**EXERCISE DETAILS**.
Copy from the first line below down to and including the line with "89, 42, 19, -5];". Skip the pictures.

**DATA BLOCK**.
◇ ◇ ◇ ◇ ◇ ◇ ◇

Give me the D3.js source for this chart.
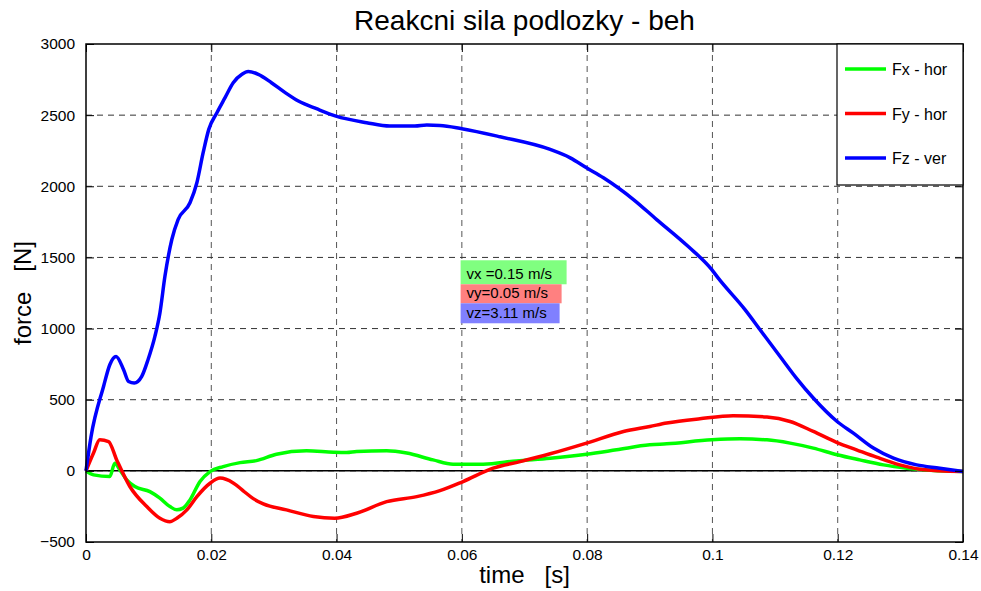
<!DOCTYPE html>
<html>
<head>
<meta charset="utf-8">
<script src="https://cdn.jsdelivr.net/npm/d3@7"></script>
<style>
  body { margin: 0; background: #fff; }
  text { font-family: Arial, "Liberation Sans", sans-serif; }
</style>
</head>
<body>
<div id="chart"></div>
<script>
// Data (time in s, force in N)
var fzTime = [0, 0.0008, 0.0028, 0.0038, 0.0048, 0.006, 0.0068, 0.0077, 0.0089, 0.0099, 0.011, 0.0118, 0.0126, 0.0137, 0.0147, 0.0166, 0.0177, 0.0187, 0.0196, 0.0209, 0.0222, 0.0235, 0.0249, 0.0259, 0.0275, 0.0296, 0.0318, 0.0339, 0.0368, 0.0399, 0.0448, 0.0485, 0.0525, 0.0544, 0.0565, 0.06, 0.0661, 0.0741, 0.0773, 0.0799, 0.0826, 0.0874, 0.0911, 0.0961, 0.0999, 0.1009, 0.1052, 0.1076, 0.1108, 0.1134, 0.1161, 0.1199, 0.1225, 0.1257, 0.1289, 0.1326, 0.1363, 0.14];
var fzValues = [0, 239, 593, 746, 804, 711, 628, 617, 664, 781, 945, 1110, 1367, 1626, 1766, 1884, 2025, 2236, 2400, 2517, 2623, 2728, 2787, 2806, 2787, 2728, 2658, 2599, 2545, 2493, 2447, 2423, 2423, 2430, 2428, 2405, 2348, 2259, 2200, 2130, 2060, 1907, 1766, 1578, 1414, 1356, 1133, 992, 804, 652, 512, 347, 265, 160, 89, 42, 19, -5];

var fyTime = [0, 0.0012, 0.0022, 0.0036, 0.0049, 0.007, 0.0097, 0.0118, 0.0134, 0.0145, 0.0161, 0.0177, 0.0198, 0.0214, 0.0235, 0.0251, 0.0267, 0.0283, 0.032, 0.0363, 0.0397, 0.0432, 0.048, 0.0528, 0.0565, 0.0602, 0.065, 0.0693, 0.0741, 0.0799, 0.0858, 0.09, 0.0927, 0.098, 0.1033, 0.1087, 0.1124, 0.1161, 0.1199, 0.123, 0.1262, 0.1299, 0.1331, 0.14];
var fyValues = [0, 125, 218, 206, 77, -110, -251, -333, -357, -333, -274, -181, -87, -51, -85, -140, -195, -232, -274, -321, -333, -298, -216, -181, -139, -75, 19, 65, 120, 195, 277, 312, 336, 366, 387, 378, 347, 277, 199, 148, 96, 42, 12, -5];

var fxTime = [0, 0.0012, 0.0038, 0.0046, 0.0054, 0.0065, 0.0078, 0.0102, 0.0118, 0.0134, 0.0145, 0.0155, 0.0166, 0.0182, 0.0198, 0.0219, 0.0246, 0.0272, 0.0304, 0.0352, 0.0395, 0.0416, 0.0432, 0.048, 0.0512, 0.0554, 0.0586, 0.0634, 0.0687, 0.0741, 0.0799, 0.0847, 0.09, 0.0927, 0.0999, 0.1044, 0.1087, 0.1124, 0.1161, 0.1199, 0.1235, 0.1273, 0.131, 0.14];
var fxValues = [0, -28, -40, 54, 7, -63, -110, -146, -192, -251, -274, -262, -204, -75, -5, 30, 58, 72, 117, 141, 131, 129, 136, 141, 125, 77, 47, 47, 70, 89, 117, 148, 183, 190, 218, 225, 218, 195, 160, 113, 77, 42, 19, -5];

var xTicks = [0, 0.02, 0.04, 0.06, 0.08, 0.1, 0.12, 0.14];
var yTicks = [-500, 0, 500, 1000, 1500, 2000, 2500, 3000];
var seriesNames = ["Fx - hor", "Fy - hor", "Fz - ver"];
var seriesColors = ["#00ff00", "#ff0000", "#0000ff"];
var noteLabels = ["vx =0.15 m/s", "vy=0.05 m/s", "vz=3.11 m/s"];
var noteColors = ["#80ff80", "#ff8080", "#8080ff"];

var svgWidth = 981, svgHeight = 591;
var margin = { top: 44, right: 18, bottom: 49, left: 86 };
var width = svgWidth - margin.left - margin.right;
var height = svgHeight - margin.top - margin.bottom;

var svg = d3.select("#chart").append("svg")
  .attr("width", svgWidth)
  .attr("height", svgHeight);

var chart = svg.append("g")
  .attr("transform", "translate(" + margin.left + "," + margin.top + ")");

var x = d3.scaleLinear().domain([0, 0.14]).range([0, width]);
var y = d3.scaleLinear().domain([-500, 3000]).range([height, 0]);

// grid lines (dashed)
chart.selectAll(".vgrid").data(xTicks.slice(1, -1)).enter().append("line")
  .attr("x1", function(d) { return x(d); }).attr("x2", function(d) { return x(d); })
  .attr("y1", 0).attr("y2", height)
  .attr("stroke", "#555").attr("stroke-dasharray", "6,5");
chart.selectAll(".hgrid").data(yTicks.slice(1, -1)).enter().append("line")
  .attr("y1", function(d) { return y(d); }).attr("y2", function(d) { return y(d); })
  .attr("x1", 0).attr("x2", width)
  .attr("stroke", "#333").attr("stroke-dasharray", "6,5");

// zero line
chart.append("line")
  .attr("x1", 0).attr("x2", width)
  .attr("y1", y(0)).attr("y2", y(0))
  .attr("stroke", "#000").attr("stroke-width", 1.5);

// series
var line = d3.line()
  .x(function(d) { return x(d[0]); })
  .y(function(d) { return y(d[1]); })
  .curve(d3.curveMonotoneX);

var seriesData = [
  d3.zip(fxTime, fxValues),
  d3.zip(fyTime, fyValues),
  d3.zip(fzTime, fzValues)
];
seriesData.forEach(function(s, i) {
  chart.append("path")
    .datum(s)
    .attr("d", line)
    .attr("fill", "none")
    .attr("stroke", seriesColors[i])
    .attr("stroke-width", 3.5)
    .attr("stroke-linejoin", "round");
});

// axes with inward ticks
var bottomAxis = d3.axisBottom(x).tickValues(xTicks).tickSize(-8).tickPadding(7)
  .tickFormat(function(d) { return String(+d.toFixed(2)); });
var leftAxis = d3.axisLeft(y).tickValues(yTicks).tickSize(-8).tickPadding(11)
  .tickFormat(d3.format("d"));
var topAxis = d3.axisTop(x).tickValues(xTicks).tickSize(-8).tickFormat("");
var rightAxis = d3.axisRight(y).tickValues(yTicks).tickSize(-8).tickFormat("");

function styleAxis(g) {
  g.select(".domain").remove();
  g.selectAll("line").attr("stroke", "#000");
  g.selectAll("text").attr("font-size", 15.5).attr("fill", "#000")
    .attr("font-family", "Arial, 'Liberation Sans', sans-serif");
}
chart.append("g").attr("transform", "translate(0," + height + ")").call(bottomAxis).call(styleAxis);
chart.append("g").call(leftAxis).call(styleAxis);
chart.append("g").call(topAxis).call(styleAxis);
chart.append("g").attr("transform", "translate(" + width + ",0)").call(rightAxis).call(styleAxis);

// axis box
chart.append("rect")
  .attr("width", width).attr("height", height)
  .attr("fill", "none").attr("stroke", "#000").attr("stroke-width", 1.5);

// annotation box with velocities
var noteX = x(0.0598), noteY = y(1480);
noteLabels.forEach(function(t, i) {
  var rowH = [24, 19, 20][i];
  var rowTop = noteY + [0, 24, 43][i];
  var rowW = [106, 101, 99][i];
  chart.append("rect")
    .attr("x", noteX).attr("y", rowTop)
    .attr("width", rowW).attr("height", rowH)
    .attr("fill", noteColors[i]);
  chart.append("text")
    .attr("x", noteX + 6).attr("y", rowTop + rowH - 5)
    .attr("font-size", 15).attr("fill", "#000")
    .text(t);
});

// legend
var legend = svg.append("g").attr("transform", "translate(837,44)");
legend.append("rect")
  .attr("width", 126).attr("height", 141)
  .attr("fill", "#fff").attr("stroke", "#000").attr("stroke-width", 1.2);
seriesNames.forEach(function(name, i) {
  var ly = 25 + i * 44.5;
  legend.append("line")
    .attr("x1", 8).attr("x2", 49).attr("y1", ly).attr("y2", ly)
    .attr("stroke", seriesColors[i]).attr("stroke-width", 3.5);
  legend.append("text")
    .attr("x", 55).attr("y", ly + 6)
    .attr("font-size", 16).attr("fill", "#000")
    .text(name);
});

// title and axis labels
svg.append("text")
  .attr("x", margin.left + width / 2).attr("y", 30)
  .attr("text-anchor", "middle").attr("font-size", 28)
  .text("Reakcni sila podlozky - beh");

svg.append("text")
  .attr("x", margin.left + width / 2).attr("y", 583)
  .attr("text-anchor", "middle").attr("font-size", 24)
  .attr("xml:space", "preserve")
  .text("time   [s]");

svg.append("text")
  .attr("transform", "translate(31," + (margin.top + height / 2) + ") rotate(-90)")
  .attr("text-anchor", "middle").attr("font-size", 24)
  .attr("xml:space", "preserve")
  .text("force   [N]");
</script>
</body>
</html>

◇ ◇ ◇ ◇ ◇ ◇ ◇

**REPLY TO THE TASK**.
Give me the D3.js source for this chart.
<!DOCTYPE html>
<html>
<head>
<meta charset="utf-8">
<script src="https://cdn.jsdelivr.net/npm/d3@7"></script>
<style>
  body { margin: 0; background: #fff; }
  text { font-family: Arial, "Liberation Sans", sans-serif; }
</style>
</head>
<body>
<div id="chart"></div>
<script>
// Data (time in s, force in N)
var fzTime = [0, 0.0008, 0.0028, 0.0038, 0.0048, 0.006, 0.0068, 0.0077, 0.0089, 0.0099, 0.011, 0.0118, 0.0126, 0.0137, 0.0147, 0.0166, 0.0177, 0.0187, 0.0196, 0.0209, 0.0222, 0.0235, 0.0249, 0.0259, 0.0275, 0.0296, 0.0318, 0.0339, 0.0368, 0.0399, 0.0448, 0.0485, 0.0525, 0.0544, 0.0565, 0.06, 0.0661, 0.0741, 0.0773, 0.0799, 0.0826, 0.0874, 0.0911, 0.0961, 0.0999, 0.1009, 0.1052, 0.1076, 0.1108, 0.1134, 0.1161, 0.1199, 0.1225, 0.1257, 0.1289, 0.1326, 0.1363, 0.14];
var fzValues = [0, 239, 593, 746, 804, 711, 628, 617, 664, 781, 945, 1110, 1367, 1626, 1766, 1884, 2025, 2236, 2400, 2517, 2623, 2728, 2787, 2806, 2787, 2728, 2658, 2599, 2545, 2493, 2447, 2423, 2423, 2430, 2428, 2405, 2348, 2259, 2200, 2130, 2060, 1907, 1766, 1578, 1414, 1356, 1133, 992, 804, 652, 512, 347, 265, 160, 89, 42, 19, -5];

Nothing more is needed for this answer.